- The Washington Times - Sunday, December 21, 2008

TEL AVIV | Trying to replicate the popularity of the “Obama girl” video that played on YouTube during the recent U.S. presidential campaign, a backer of Foreign Minister Tzipi Livni has produced a knockoff that injects sexual innuendo into her bid to become Israel’s second female prime minister.

The “Livni boy” clip features a lanky would-be suitor who showers next to a Livni poster and raps his way through Tel Aviv in praise of the leader of the centrist Kadima party — the most senior female politician here since Prime Minister Golda Meir left office 34 years ago.

“No Golda, No Condoleezza,” he sings. “No Palin, No Michelle Obama. Because no one can outdo you, mama. Oh, Tzipi, you’re the one I want. Because you’re everything I expect from a political leader.”

Dvir Bar, a 30-year-old TV producer, said he and a musician friend co-produced the Internet video in an effort to reach younger voters and to put more zip in Mrs. Livni’s buttoned-up image.

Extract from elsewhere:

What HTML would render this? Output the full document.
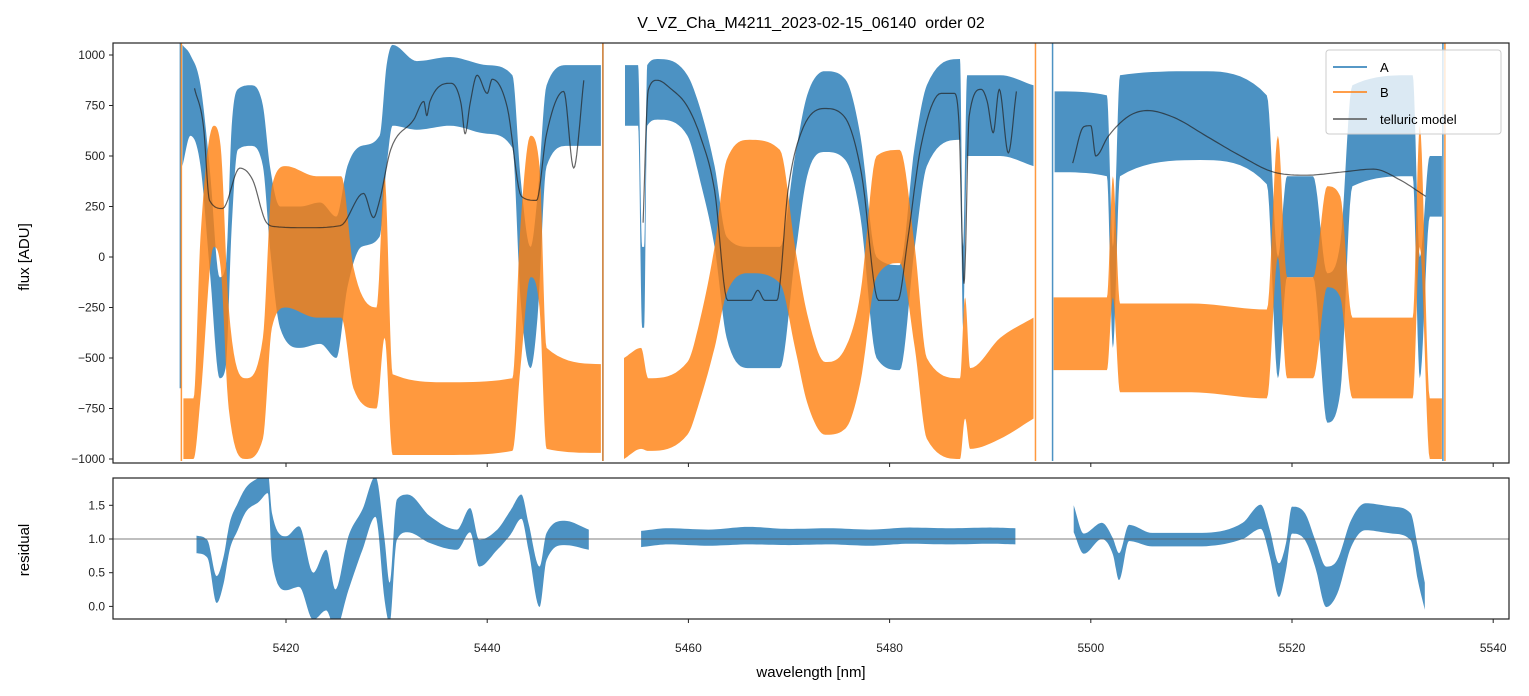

“She’s a woman who looks a lot better in person. TV doesn’t flatter her. She’s cool,” said Mr. Bar, adding that he had no formal connection to the Kadima party. “We are turning her into someone who is our own, and someone who is sexy.”

Lacking the beauty-queen visage of Alaska Gov. Sarah Palin or the feminist constituency of Sen. Hillary Rodham Clinton, Ms. Livni has nonetheless enhanced her credentials as someone who represents a switch from politics as usual. A string of corruption scandals involving the country’s top leaders has alienated the public from politicians across the political spectrum.

Despite Mrs. Livni’s image as an honest politician, her party trails that of Likud leader Benjamin Netanyahu by a nine-seat margin, according to a recent poll for the Ha’aretz newspaper.

The race has pitted her against two former prime ministers — in addition to Mr. Netanyahu, the Labor Party’s Ehud Barak. Both have dismissed Mrs. Livni as not experienced enough to become prime minister.

As the race heats up before the Feb. 10 vote, one feminist advocate said Mrs. Livni’s sex so far has been a minor part of the campaign, but she expects that to change.

“Both men will do a great deal to demean her, and they will use all techniques possible,” said Rina Bar Tal, chairwoman of the Israel Women’s Network and a former politician. “The more they will use those techniques, the more they will go down.”

The women’s rights advocate said that a remark in which Mr. Barak, the current defense minister, appeared to patronize Ms. Livni by referring to her by her full name, Tzipora, largely backfired.

A YouTube video from a fawning supporter probably won’t hurt Ms. Livni and could help, she added.

“This campaign is caught in between generations, and in between old fashion and new fashion,” Ms. Bar Tal said. “I don’t think these videos are necessarily wrong as long as they stay within boundaries.”

Other women’s groups have expressed disappointment with comments by Mrs. Livni playing down the importance of her sex.

“You can keep repeating until tomorrow that the fact you’re a woman doesn’t interest us, but it interests others,” wrote Anat Saragousti, a filmmaker and TV reporter.